Investing in Personal Relationships

Roger McNamee said it better than I could - this is why I go way out of my way to maintain relationships and form new ones. Enlightened self-interest aside, though, it's just fun to have a pint with an old friend.

A J-curve runs through the New Normal. That’s when you invest more than you reap in the early stages, but in the long run you get paid huge dividends. You won’t be able to predict when a relationship will be valuable to you—or even if a particular relationship will be valuable to you—but if you invest in enough relationships, the payoff will be huge. - The New Normal - Invest in Personal Relationships


Protecting the Workgroup

A short article in Fast Company about protecting the workgroup reminded me of the going away party when I left my first management gig.
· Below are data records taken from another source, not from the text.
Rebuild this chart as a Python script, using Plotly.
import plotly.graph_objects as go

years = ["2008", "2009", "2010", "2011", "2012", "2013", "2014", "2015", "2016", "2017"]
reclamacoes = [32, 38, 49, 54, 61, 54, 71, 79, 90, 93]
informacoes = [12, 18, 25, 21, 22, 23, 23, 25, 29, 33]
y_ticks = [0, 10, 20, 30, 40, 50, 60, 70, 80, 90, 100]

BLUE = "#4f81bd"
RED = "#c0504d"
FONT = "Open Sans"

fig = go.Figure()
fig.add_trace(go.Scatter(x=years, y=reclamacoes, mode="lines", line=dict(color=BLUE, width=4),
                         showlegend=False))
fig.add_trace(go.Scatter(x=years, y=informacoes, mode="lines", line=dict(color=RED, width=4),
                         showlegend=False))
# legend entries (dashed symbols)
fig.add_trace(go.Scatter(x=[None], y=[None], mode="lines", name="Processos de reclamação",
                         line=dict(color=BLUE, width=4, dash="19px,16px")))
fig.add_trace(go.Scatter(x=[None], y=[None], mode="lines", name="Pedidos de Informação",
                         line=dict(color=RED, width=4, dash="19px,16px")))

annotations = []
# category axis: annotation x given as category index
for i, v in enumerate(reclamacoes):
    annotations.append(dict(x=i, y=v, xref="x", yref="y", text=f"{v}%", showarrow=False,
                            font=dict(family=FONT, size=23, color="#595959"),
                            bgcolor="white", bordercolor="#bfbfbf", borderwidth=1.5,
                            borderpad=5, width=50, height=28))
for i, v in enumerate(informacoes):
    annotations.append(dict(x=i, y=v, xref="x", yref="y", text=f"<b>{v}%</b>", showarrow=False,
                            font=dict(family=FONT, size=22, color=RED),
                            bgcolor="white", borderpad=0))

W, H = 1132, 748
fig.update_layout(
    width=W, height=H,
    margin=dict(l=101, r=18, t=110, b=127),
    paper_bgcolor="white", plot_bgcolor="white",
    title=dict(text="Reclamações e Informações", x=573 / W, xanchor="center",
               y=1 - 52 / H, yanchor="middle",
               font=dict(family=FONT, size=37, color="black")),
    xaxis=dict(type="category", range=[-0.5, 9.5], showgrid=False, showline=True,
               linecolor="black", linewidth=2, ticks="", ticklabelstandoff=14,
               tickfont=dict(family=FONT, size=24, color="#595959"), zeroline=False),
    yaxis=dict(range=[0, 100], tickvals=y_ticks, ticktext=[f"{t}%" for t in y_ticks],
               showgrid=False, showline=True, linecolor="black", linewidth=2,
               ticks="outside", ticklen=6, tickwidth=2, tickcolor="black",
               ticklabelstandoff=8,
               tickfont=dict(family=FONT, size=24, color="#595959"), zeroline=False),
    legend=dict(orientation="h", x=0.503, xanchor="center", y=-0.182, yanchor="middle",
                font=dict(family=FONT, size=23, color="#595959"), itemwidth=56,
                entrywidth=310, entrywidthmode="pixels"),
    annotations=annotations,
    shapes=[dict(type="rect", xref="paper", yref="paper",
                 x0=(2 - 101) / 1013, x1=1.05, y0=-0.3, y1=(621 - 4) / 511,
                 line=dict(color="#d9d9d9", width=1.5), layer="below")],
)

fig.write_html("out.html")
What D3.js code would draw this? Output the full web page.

My team gave me something that's still one of my favourite gifts ever - a custom-made certificate for "excellence in buffering", reflecting the fact that I spent a great deal of my time dealing with all of the office BS so my people could focus on doing their thing. It is also reflective of my philosophy that you work for the people "below" you - if managers spent their energy on figuring out how to help their direct reports to do better work instead of currying to every whim of their bosses, they might actually achieve something.

Posted by kenking at 8:52 PM

September 8, 2005

The importance of the customer experience

Many retailers have bought into making a trip to their stores an experience, not just an exercise in hunting and gathering. However, it's difficult to translate that same experience to a website.

Freitag is the creator of the mancipation line of murses (man-purses) and their store in Davos, Switzerland set up a webcam so that remote clientele can interact with a salesperson live over the internet. How's that for a special way to engage your clients over the web?

This came to my attention through Diego Rodriguez' blog, metacool.